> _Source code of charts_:
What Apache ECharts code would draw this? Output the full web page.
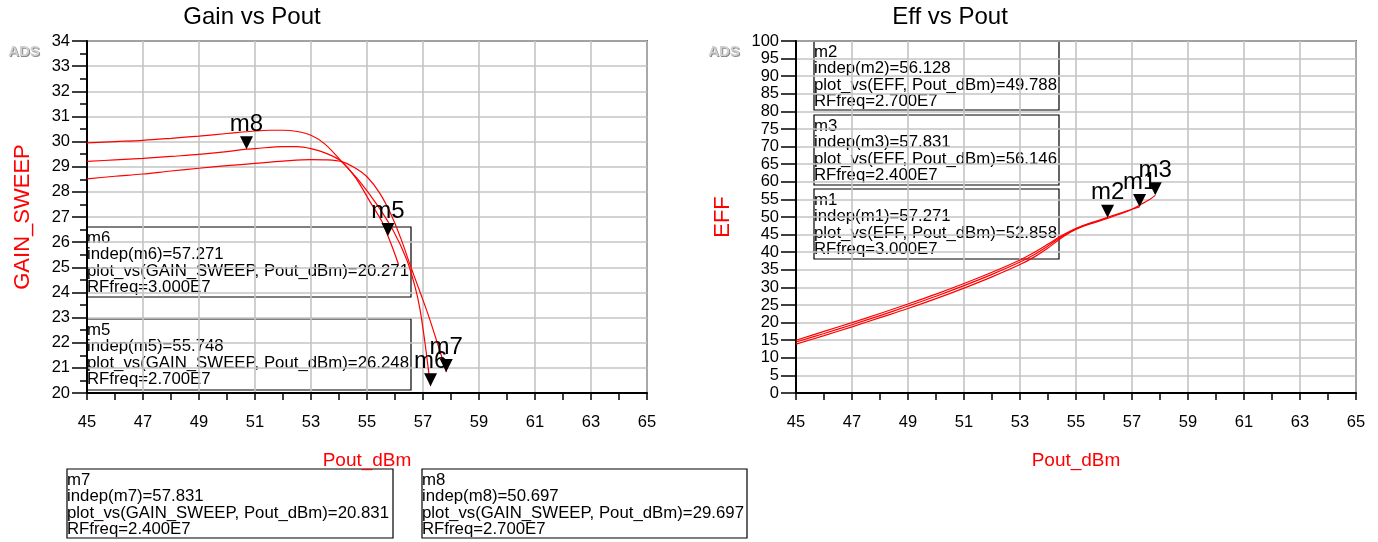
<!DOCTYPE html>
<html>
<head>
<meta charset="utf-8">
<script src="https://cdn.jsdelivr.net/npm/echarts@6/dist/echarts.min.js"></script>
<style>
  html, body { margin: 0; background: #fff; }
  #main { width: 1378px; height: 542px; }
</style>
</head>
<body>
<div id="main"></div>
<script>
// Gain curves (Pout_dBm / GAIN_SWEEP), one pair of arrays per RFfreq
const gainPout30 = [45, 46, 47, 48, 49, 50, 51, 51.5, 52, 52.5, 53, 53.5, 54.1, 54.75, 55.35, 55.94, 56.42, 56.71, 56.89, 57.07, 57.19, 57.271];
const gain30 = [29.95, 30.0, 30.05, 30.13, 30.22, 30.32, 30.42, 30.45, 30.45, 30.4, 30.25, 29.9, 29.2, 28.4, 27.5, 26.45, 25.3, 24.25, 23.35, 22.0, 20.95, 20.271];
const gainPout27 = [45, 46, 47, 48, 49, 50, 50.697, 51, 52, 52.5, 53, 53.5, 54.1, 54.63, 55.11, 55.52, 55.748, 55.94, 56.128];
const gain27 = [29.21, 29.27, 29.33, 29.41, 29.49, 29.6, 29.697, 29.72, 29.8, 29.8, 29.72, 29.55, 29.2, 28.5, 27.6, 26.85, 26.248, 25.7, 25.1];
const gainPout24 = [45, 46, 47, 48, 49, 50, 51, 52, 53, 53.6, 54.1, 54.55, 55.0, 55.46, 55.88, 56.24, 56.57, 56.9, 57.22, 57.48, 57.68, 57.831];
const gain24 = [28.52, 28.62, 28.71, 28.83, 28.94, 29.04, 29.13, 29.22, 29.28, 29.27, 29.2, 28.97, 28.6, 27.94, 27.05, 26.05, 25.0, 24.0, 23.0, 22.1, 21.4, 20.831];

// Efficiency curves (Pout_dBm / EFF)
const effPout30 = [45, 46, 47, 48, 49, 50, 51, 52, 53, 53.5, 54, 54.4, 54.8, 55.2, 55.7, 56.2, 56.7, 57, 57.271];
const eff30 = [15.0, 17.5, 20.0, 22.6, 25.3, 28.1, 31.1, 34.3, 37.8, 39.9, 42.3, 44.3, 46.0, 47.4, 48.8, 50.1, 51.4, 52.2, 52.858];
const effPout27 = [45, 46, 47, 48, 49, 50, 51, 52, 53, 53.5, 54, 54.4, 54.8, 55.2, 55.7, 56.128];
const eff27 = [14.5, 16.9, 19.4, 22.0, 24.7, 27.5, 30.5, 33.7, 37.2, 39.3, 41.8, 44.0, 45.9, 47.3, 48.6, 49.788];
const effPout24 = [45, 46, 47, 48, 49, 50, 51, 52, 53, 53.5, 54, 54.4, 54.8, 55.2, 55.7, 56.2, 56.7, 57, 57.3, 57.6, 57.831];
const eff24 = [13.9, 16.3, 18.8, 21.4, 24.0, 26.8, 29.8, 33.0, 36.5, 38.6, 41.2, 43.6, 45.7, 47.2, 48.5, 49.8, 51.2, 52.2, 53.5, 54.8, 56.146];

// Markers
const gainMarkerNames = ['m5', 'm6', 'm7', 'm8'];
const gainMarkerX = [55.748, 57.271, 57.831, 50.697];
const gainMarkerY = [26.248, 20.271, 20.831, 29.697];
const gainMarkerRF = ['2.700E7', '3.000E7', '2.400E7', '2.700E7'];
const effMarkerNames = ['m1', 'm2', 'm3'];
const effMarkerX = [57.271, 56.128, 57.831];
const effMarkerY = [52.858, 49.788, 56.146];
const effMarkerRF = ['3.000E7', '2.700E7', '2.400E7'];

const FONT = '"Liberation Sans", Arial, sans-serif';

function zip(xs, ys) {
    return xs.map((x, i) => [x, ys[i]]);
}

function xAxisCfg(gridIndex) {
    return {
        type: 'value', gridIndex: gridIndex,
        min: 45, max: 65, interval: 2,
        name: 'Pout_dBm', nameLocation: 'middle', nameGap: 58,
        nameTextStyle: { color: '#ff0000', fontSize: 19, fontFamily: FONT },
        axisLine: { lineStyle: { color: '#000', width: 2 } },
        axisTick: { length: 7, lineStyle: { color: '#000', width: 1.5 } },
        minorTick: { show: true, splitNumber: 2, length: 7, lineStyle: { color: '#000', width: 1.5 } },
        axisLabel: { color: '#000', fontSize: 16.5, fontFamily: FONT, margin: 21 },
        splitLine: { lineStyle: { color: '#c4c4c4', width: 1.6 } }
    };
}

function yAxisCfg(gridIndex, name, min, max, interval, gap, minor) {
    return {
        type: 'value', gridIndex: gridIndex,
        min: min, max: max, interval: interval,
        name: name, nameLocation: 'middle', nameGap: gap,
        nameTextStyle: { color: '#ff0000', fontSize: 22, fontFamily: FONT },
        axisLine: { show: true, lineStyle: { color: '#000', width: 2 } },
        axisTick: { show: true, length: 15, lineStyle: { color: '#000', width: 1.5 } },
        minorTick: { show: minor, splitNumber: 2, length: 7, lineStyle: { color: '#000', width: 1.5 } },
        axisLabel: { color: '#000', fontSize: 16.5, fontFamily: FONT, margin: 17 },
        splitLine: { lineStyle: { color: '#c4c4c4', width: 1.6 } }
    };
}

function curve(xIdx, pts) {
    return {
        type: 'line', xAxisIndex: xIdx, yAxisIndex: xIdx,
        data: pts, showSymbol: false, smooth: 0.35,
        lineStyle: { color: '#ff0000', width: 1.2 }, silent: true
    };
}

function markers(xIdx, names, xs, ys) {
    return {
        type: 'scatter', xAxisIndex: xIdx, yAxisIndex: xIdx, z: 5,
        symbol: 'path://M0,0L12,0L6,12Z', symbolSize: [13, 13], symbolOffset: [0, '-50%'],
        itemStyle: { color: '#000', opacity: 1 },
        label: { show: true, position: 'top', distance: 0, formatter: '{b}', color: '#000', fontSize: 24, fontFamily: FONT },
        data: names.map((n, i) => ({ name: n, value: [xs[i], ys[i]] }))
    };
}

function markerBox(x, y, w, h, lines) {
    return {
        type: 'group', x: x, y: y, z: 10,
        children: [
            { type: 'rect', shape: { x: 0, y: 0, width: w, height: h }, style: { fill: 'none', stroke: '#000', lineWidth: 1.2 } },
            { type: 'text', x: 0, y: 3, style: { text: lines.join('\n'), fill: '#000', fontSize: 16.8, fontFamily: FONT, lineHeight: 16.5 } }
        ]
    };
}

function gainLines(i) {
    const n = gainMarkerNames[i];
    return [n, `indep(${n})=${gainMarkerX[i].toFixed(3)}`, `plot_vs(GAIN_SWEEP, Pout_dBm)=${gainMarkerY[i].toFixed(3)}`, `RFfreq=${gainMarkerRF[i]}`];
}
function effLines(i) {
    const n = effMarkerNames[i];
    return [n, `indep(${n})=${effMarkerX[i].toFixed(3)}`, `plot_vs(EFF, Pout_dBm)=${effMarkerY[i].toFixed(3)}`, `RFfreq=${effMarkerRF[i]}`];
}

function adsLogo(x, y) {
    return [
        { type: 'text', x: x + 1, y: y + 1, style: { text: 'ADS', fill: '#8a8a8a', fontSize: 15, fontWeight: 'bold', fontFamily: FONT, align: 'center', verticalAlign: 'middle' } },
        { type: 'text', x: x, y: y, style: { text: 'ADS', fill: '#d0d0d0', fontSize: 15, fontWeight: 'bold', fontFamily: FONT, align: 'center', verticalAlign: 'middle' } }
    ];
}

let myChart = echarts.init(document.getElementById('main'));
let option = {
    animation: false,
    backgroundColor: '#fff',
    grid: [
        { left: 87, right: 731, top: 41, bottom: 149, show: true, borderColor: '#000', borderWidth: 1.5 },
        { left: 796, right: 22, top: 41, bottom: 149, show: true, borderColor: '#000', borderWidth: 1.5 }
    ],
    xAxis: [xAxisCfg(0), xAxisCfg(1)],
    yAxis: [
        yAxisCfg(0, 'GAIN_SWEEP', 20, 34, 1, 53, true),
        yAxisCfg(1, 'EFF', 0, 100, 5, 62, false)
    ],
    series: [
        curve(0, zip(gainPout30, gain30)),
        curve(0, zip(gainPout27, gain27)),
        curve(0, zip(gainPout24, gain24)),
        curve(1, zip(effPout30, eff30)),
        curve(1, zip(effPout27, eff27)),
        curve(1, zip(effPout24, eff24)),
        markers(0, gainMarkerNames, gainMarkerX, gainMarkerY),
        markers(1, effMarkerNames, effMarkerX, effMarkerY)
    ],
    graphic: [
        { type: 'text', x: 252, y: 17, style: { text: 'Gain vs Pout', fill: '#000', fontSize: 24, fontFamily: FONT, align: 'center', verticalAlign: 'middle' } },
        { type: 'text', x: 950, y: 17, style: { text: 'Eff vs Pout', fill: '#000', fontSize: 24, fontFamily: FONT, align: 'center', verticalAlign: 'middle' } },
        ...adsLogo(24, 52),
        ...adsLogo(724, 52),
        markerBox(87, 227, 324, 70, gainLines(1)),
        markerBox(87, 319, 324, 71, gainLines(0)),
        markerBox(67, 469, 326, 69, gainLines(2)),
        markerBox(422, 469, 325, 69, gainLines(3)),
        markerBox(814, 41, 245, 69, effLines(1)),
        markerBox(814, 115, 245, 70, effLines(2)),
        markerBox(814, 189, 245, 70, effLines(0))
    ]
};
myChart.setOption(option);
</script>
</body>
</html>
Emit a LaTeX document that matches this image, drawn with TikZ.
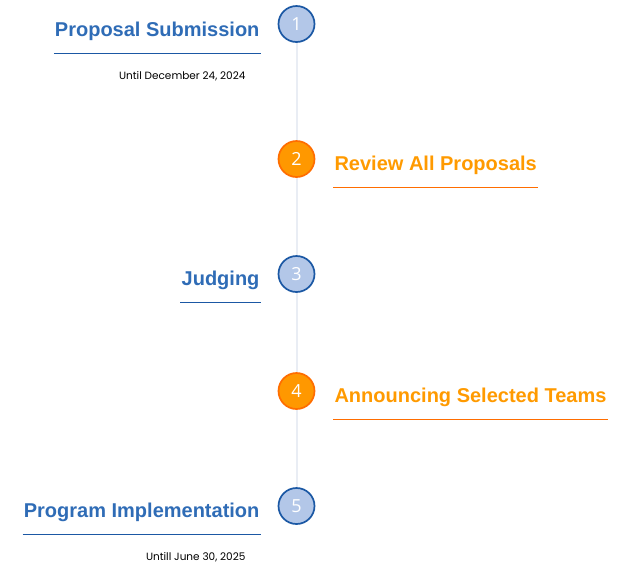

> _Task objective_: Restate the lines of the records exactly, starting at the first and stopping after the line with "22.1, 21.4, 20.831];". Leave out any picture.

> _Solved problem_:
What Apache ECharts code would draw this? Output the full web page.
<!DOCTYPE html>
<html>
<head>
<meta charset="utf-8">
<script src="https://cdn.jsdelivr.net/npm/echarts@6/dist/echarts.min.js"></script>
<style>
  html, body { margin: 0; background: #fff; }
  #main { width: 1378px; height: 542px; }
</style>
</head>
<body>
<div id="main"></div>
<script>
// Gain curves (Pout_dBm / GAIN_SWEEP), one pair of arrays per RFfreq
const gainPout30 = [45, 46, 47, 48, 49, 50, 51, 51.5, 52, 52.5, 53, 53.5, 54.1, 54.75, 55.35, 55.94, 56.42, 56.71, 56.89, 57.07, 57.19, 57.271];
const gain30 = [29.95, 30.0, 30.05, 30.13, 30.22, 30.32, 30.42, 30.45, 30.45, 30.4, 30.25, 29.9, 29.2, 28.4, 27.5, 26.45, 25.3, 24.25, 23.35, 22.0, 20.95, 20.271];
const gainPout27 = [45, 46, 47, 48, 49, 50, 50.697, 51, 52, 52.5, 53, 53.5, 54.1, 54.63, 55.11, 55.52, 55.748, 55.94, 56.128];
const gain27 = [29.21, 29.27, 29.33, 29.41, 29.49, 29.6, 29.697, 29.72, 29.8, 29.8, 29.72, 29.55, 29.2, 28.5, 27.6, 26.85, 26.248, 25.7, 25.1];
const gainPout24 = [45, 46, 47, 48, 49, 50, 51, 52, 53, 53.6, 54.1, 54.55, 55.0, 55.46, 55.88, 56.24, 56.57, 56.9, 57.22, 57.48, 57.68, 57.831];
const gain24 = [28.52, 28.62, 28.71, 28.83, 28.94, 29.04, 29.13, 29.22, 29.28, 29.27, 29.2, 28.97, 28.6, 27.94, 27.05, 26.05, 25.0, 24.0, 23.0, 22.1, 21.4, 20.831];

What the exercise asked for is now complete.